The two-year civil war in neighboring Syria will top the agenda for Kerry, who is due to meet with President Abdullah Gul, Erdogan and Foreign Minister Ahmet Davutoglu.
But the talks are likely to be overshadowed by renewed tension between Turkey and the Zionist entity, two major Washington allies, following comments Erdogan made earlier this week at the UN-sponsored forum in Vienna.
"As is the case for Zionism, anti-Semitism and fascism, it is inevitable that Islamophobia be considered a crime against humanity," Erdogan said.
His comments were dubbed as "a dark and mendacious statement," by Zionist Prime Minister Benjamin Netanyahu while Washington strongly stated that "characterization of Zionism as a crime against humanity... is offensive and wrong."
Turkey, once a close ally of Syria, has joined the west in its campaign to oust the regime of President Bashar al-Assad and has given shelter to Syrian militant opposition groups and to nearly 200,000 refugees along its volatile border.
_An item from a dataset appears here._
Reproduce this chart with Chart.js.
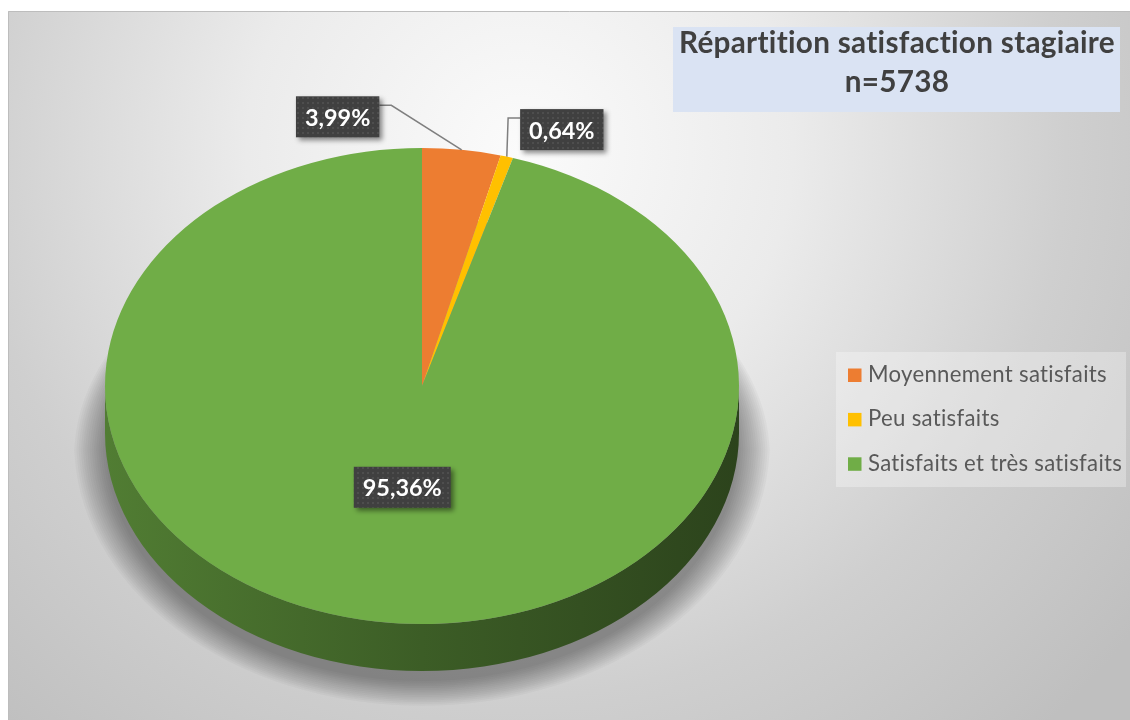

In January, the United States began deploying Patriot missiles, along with Germany and the Netherlands, as part of a NATO mission to protect Turkey from any spillover of the Syrian conflict.
Kerry was also due to attend a memorial ceremony in Ankara, in honor of the US embassy guard who was killed in a February 1 suicide attack claimed by the anti-US group the Revolutionary People's Liberation Front (DHKP-C.)
Among the issues on his agenda during the talks is also Washington's pressure for increasing sanctions on Iran for its peaceful nuclear program.
Iran is Turkey's second-biggest natural gas supplier after Russia, and third biggest in oil.